Geçtiğimiz hafta siyasetten bağımsız bir Türk astronotun, uzaya adım atması vesilesiyle hep birlikte gururlandık. Hangi şartlarla ve maddi kısmı ne kadar ağır olursa olsun ülkemizin imajı ve geleceğe gençlerimizin umutla bakabilmesi için çok değerliydi. Atatürk’ün ‘İstikbal Göklerdedir!’ sözünü hatırlayıp gururlandık.
Her ne hikmetse, sadece bu konu üzerinde bile o kadar dezenformasyon haber yayıldı ki, değerli bilim insanımızı kimi haber kaynakları ellerinden geldikçe değersizleştirmeye çalıştı. Tıpkı söz konusu olan Ortadoğu haberleri olduğunda at gözlüklerimizle tek taraf bakabildikleri gibi…
Sizler de artık bu yoğun o taraf bu taraf siyaseti ve dezenformasyondan yorulmadınız mı? Sadece bizim taraf mı başardığında alkışlanmalı? Yerel seçimleri de bu gözle okuduğumuz için adaylara kimse odaklanabilmiş değil…
Dilerim toplumun her kanadında bu particilik son bulur…
Yeldeğirmeni Eski Yahudi Mektebi ‘Atölye’ oldu…
Yeldeğirmeni-Haydarpaşa semti gerek çok kültürlü dokusu gerekse de bu dokuyu günümüzde hissettiren İstanbul’un ilk apartmanları, kafeleri, hikâyeleri ile Asya yakasındaki favori mekânlarımdan biridir.
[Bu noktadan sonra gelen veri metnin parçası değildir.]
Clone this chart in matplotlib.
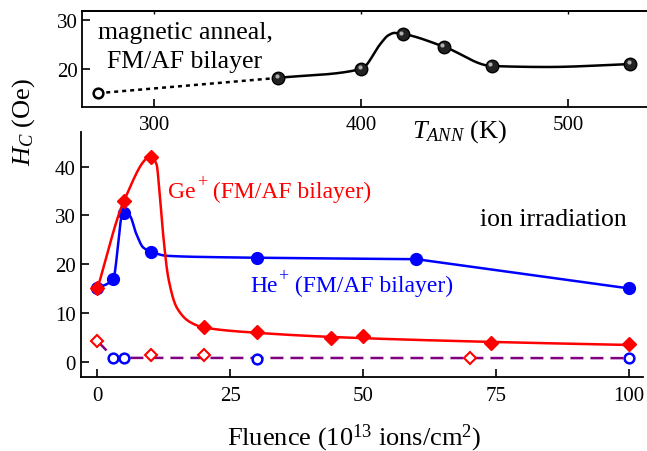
import numpy as np
import matplotlib
matplotlib.use('Agg')
import matplotlib.pyplot as plt
import matplotlib.transforms as mtransforms

plt.rcParams['font.family'] = 'serif'
plt.rcParams['font.serif'] = ['Liberation Serif', 'DejaVu Serif']
plt.rcParams['mathtext.fontset'] = 'custom'
plt.rcParams['mathtext.rm'] = 'Liberation Serif'
plt.rcParams['mathtext.it'] = 'Liberation Serif:italic'

# top panel: magnetic anneal
t_open = [273]
hc_open = [15.1]
t_ann = [360, 400, 420, 440, 463, 530]
hc_ann = [18.2, 20.0, 27.0, 24.5, 20.6, 21.0]
# knots of the smooth guide line
t_curve = [360, 400, 409.3, 413, 416, 420, 440, 463, 490, 530]
hc_curve = [18.2, 20.0, 25.1, 26.8, 27.3, 27.1, 24.5, 20.6, 20.4, 21.0]

# bottom panel: ion irradiation
ge_x = [0, 5, 10, 20, 30, 44, 50, 74, 100]
ge_y = [15.0, 33.0, 42.0, 7.0, 6.0, 4.9, 5.3, 3.8, 3.5]
ge_curve_x = [0, 5, 10, 11.1, 11.7, 12.4, 13.3, 14.9, 17.4, 20, 30, 45, 75, 100]
ge_curve_y = [15.0, 33.0, 42.0, 40.5, 34.4, 25.5, 17.3, 11.1, 8.1, 7.0, 5.9, 5.0, 4.0, 3.4]

he_x = [0, 3, 5, 10, 30, 60, 100]
he_y = [15.0, 17.0, 30.5, 22.5, 21.3, 21.0, 15.0]
he_curve_x = [0, 3, 3.9, 4.5, 5.1, 6.1, 7.3, 8.6, 10, 13, 23, 30, 60]
he_curve_y = [15.0, 17.1, 24.1, 29.6, 30.6, 29.9, 26.2, 23.4, 22.6, 21.7, 21.4, 21.3, 21.0]
he_tail_x = [60, 100]
he_tail_y = [21.0, 15.0]

ge_open_x = [0, 10, 20, 70]
ge_open_y = [4.2, 1.4, 1.3, 0.8]
he_open_x = [3, 5, 30, 100]
he_open_y = [0.8, 0.8, 0.6, 0.7]
ref_x = [0, 3, 5, 100]
ref_y = [4.2, 0.8, 0.75, 0.7]


def pchip(x, y, xs):
    x = np.asarray(x, float)
    y = np.asarray(y, float)
    h = np.diff(x)
    d = np.diff(y) / h
    m = np.zeros_like(y)
    m[0] = d[0]
    m[-1] = d[-1]
    for k in range(1, len(x) - 1):
        if d[k - 1] * d[k] > 0:
            w1 = 2 * h[k] + h[k - 1]
            w2 = h[k] + 2 * h[k - 1]
            m[k] = (w1 + w2) / (w1 / d[k - 1] + w2 / d[k])
    i = np.clip(np.searchsorted(x, xs) - 1, 0, len(x) - 2)
    t = (xs - x[i]) / h[i]
    h00 = 2 * t**3 - 3 * t**2 + 1
    h10 = t**3 - 2 * t**2 + t
    h01 = -2 * t**3 + 3 * t**2
    h11 = t**3 - t**2
    return h00 * y[i] + h10 * h[i] * m[i] + h01 * y[i + 1] + h11 * h[i] * m[i + 1]


W, H = 647, 452
fig = plt.figure(figsize=(W / 100, H / 100), dpi=100)
renderer = fig.canvas.get_renderer()

def fx(px):
    return px / W

def fy(py):
    return 1 - py / H

def ion_label(x, y, base, rest, color):
    # base text, raised "+" and the rest, placed one after another
    t1 = fig.text(fx(x), fy(y), base, fontsize=17, color=color, va='baseline')
    x1 = t1.get_window_extent(renderer).x1
    t2 = fig.text((x1 + 1) / W, fy(y - 11), '+', fontsize=13, color=color, va='baseline')
    x2 = t2.get_window_extent(renderer).x1
    fig.text(x2 / W, fy(y), rest, fontsize=17, color=color, va='baseline')

# ---- top panel
ax1 = fig.add_axes([fx(81.7), fy(108), fx(569.5), (108 - 11.7) / H])
ax1.set_xlim(265, 540)
ax1.set_ylim(12.3, 31.8)
ax1.set_xticks([300, 400, 500])
ax1.set_yticks([20, 30])
ax1.tick_params(axis='both', direction='in', length=6, width=1.2, labelsize=15)
ax1.tick_params(axis='x', pad=6)
ax1.tick_params(axis='y', pad=3)
for s in ax1.spines.values():
    s.set_linewidth(1.3)
top = ax1.secondary_xaxis('top')
top.set_xticks([300, 400, 500])
top.tick_params(direction='in', length=2.5, width=1.0, labeltop=False)
top.spines['top'].set_linewidth(1.3)

ax1.plot([t_open[0], t_ann[0]], [hc_open[0], hc_ann[0]], color='black', lw=1.8,
         dashes=(1.6, 1.6))
tt = np.linspace(t_curve[0], t_curve[-1], 600)
ax1.plot(tt, pchip(t_curve, hc_curve, tt), color='black', lw=1.8)
ax1.plot(t_open, hc_open, 'o', ms=7, mfc='white', mec='black', mew=1.8)
ax1.plot(t_ann, hc_ann, 'o', ms=9, mfc='#222222', mec='black', mew=1.0)
shine = mtransforms.offset_copy(ax1.transData, fig=fig, x=-1.2, y=1.2, units='points')
ax1.plot(t_ann, hc_ann, 'o', ms=3, mfc='#b0b0b0', mec='none', transform=shine)

# ---- bottom panel
ax2 = fig.add_axes([fx(81), fy(377.5), fx(562), (377.5 - 133) / H])
ax2.set_xlim(-3.1, 102.6)
ax2.set_ylim(-3.07, 47.1)
ax2.set_xticks([0, 25, 50, 75, 100])
ax2.set_yticks([0, 10, 20, 30, 40])
ax2.spines['top'].set_visible(False)
ax2.spines['right'].set_visible(False)
for s in ax2.spines.values():
    s.set_linewidth(1.3)
ax2.tick_params(axis='both', direction='in', length=6, width=1.2, labelsize=15)
ax2.tick_params(axis='x', pad=7)
ax2.tick_params(axis='y', pad=4)

xh = np.linspace(he_curve_x[0], he_curve_x[-1], 1000)
xg = np.linspace(ge_curve_x[0], ge_curve_x[-1], 1500)
ax2.plot(ref_x, ref_y, color='#800080', lw=1.8, dashes=(5.2, 2.8))
ax2.plot(xh, pchip(he_curve_x, he_curve_y, xh), color='blue', lw=1.8)
ax2.plot(he_tail_x, he_tail_y, color='blue', lw=1.8)
ax2.plot(he_x, he_y, 'o', ms=8.5, color='blue')
ax2.plot(xg, pchip(ge_curve_x, ge_curve_y, xg), color='red', lw=1.8)
ax2.plot(ge_x, ge_y, 'D', ms=7.5, color='red')
ax2.plot(ge_open_x, ge_open_y, 'D', ms=6.3, mfc='white', mec='red', mew=1.5)
ax2.plot(he_open_x, he_open_y, 'o', ms=7, mfc='white', mec='blue', mew=1.8)

# ---- texts
fig.text(fx(185), fy(39), 'magnetic anneal,', fontsize=18.5, ha='center', va='baseline')
fig.text(fx(185), fy(68), 'FM/AF bilayer', fontsize=18.5, ha='center', va='baseline')
fig.text(fx(460), fy(138), r'$T_{ANN}$ (K)', fontsize=19, ha='center', va='baseline')
fig.text(fx(24), fy(122), r'$H_C$ (Oe)', fontsize=19, rotation=90, ha='center', va='center')
ion_label(168, 198, 'Ge', ' (FM/AF bilayer)', 'red')
ion_label(250, 292, 'He', ' (FM/AF bilayer)', 'blue')
fig.text(fx(480), fy(226), 'ion irradiation', fontsize=18.5, ha='left', va='baseline')
fig.text(fx(354), fy(445), r'Fluence (10$^{13}$ ions/cm$^2$)', fontsize=19,
         ha='center', va='baseline')

fig.savefig('out.png', dpi=100)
Geçtiğimiz ekim ayında, restorasyonu sonrası yuva olarak hizmet veren, ardından da kapatılan, Mimar Hayim Beraha’nın elinden çıkan Haydarpaşa Yahudi Mektebinin bir ‘akademi-kafe’ olarak kapılarını açtığını öğrendim.
Bu tip artık bulundukları konum nedeniyle kullanılmama kararı alınan yapıların kiraya verilirken sanata ve kültüre hitap eden, bölgeye değer katacak kurumlara verilmesini doğru buldum.
Dilerim, mekânın hafızasını yaşatan etkinliklere de ileriki dönemlerde ev sahipliği yaparlar…
Haksızlıklar karşısında bir gün ‘Hepimiz Musevi’yiz diyebilmek bu ülkede mümkün olabilir mi?
Değerli dostum, araştırmacı yazar Serdar Korucu’nun, yıllar evvel ‘Dimitrios Kalumenos'un Objektifinden 6/7 Eylül 1955: Hem Malınızı Hem Canınızı’ kitabının üzerine gerçekleştirdiği bir toplantıda konu bu topraklarda farklı inanç mensuplarının yaşadıkları haksızlıklara geldiğinde, rahmetli Agos gazetesi yazarı Hrant Dink’in katledilişi hatırlanmış ve katılımcılardan akıllara ‘Bir gün Allah korusun benzer bir durumda ‘Hepimiz Yahudi’yiz!’ diyebilmek bu ülkede mümkün mü sorusu gelmişti…
Geçtiğimiz 19 Ocak’ta tam 17 yıl evvel olduğu gibi Hrant’ın katledildiği Agos gazetesi önü arkadaşları ve sevenleriyle dolup taşmış, saat 14.30 itibari ile duyarlı her vatandaş bir yandan Hrant’ı anarken, adalet çağrısını bu yıl da yinelemişti. Anmayı izlerken, aklımda bu soru ‘Acaba bir gün…’ diyebilmiştim sadece.
Sapla samanı birbirine karıştıran, komplo teorilerinden din düşmanlığına, antisemitizmin uçlarına varan mevcut yaklaşımlarda canım ülkemde söz konusu Türk Yahudileri ise olumlu bir söz duymak gittikçe zorlaşıyor…
Dilerim, bu topraklar hiçbir zaman bir Hrant daha kurban vermez ve nasıl yalnızlaştırıldığımız bir an evvel fark edilir…
Herkes için adaletin var olduğu bir dünya dileğiyle!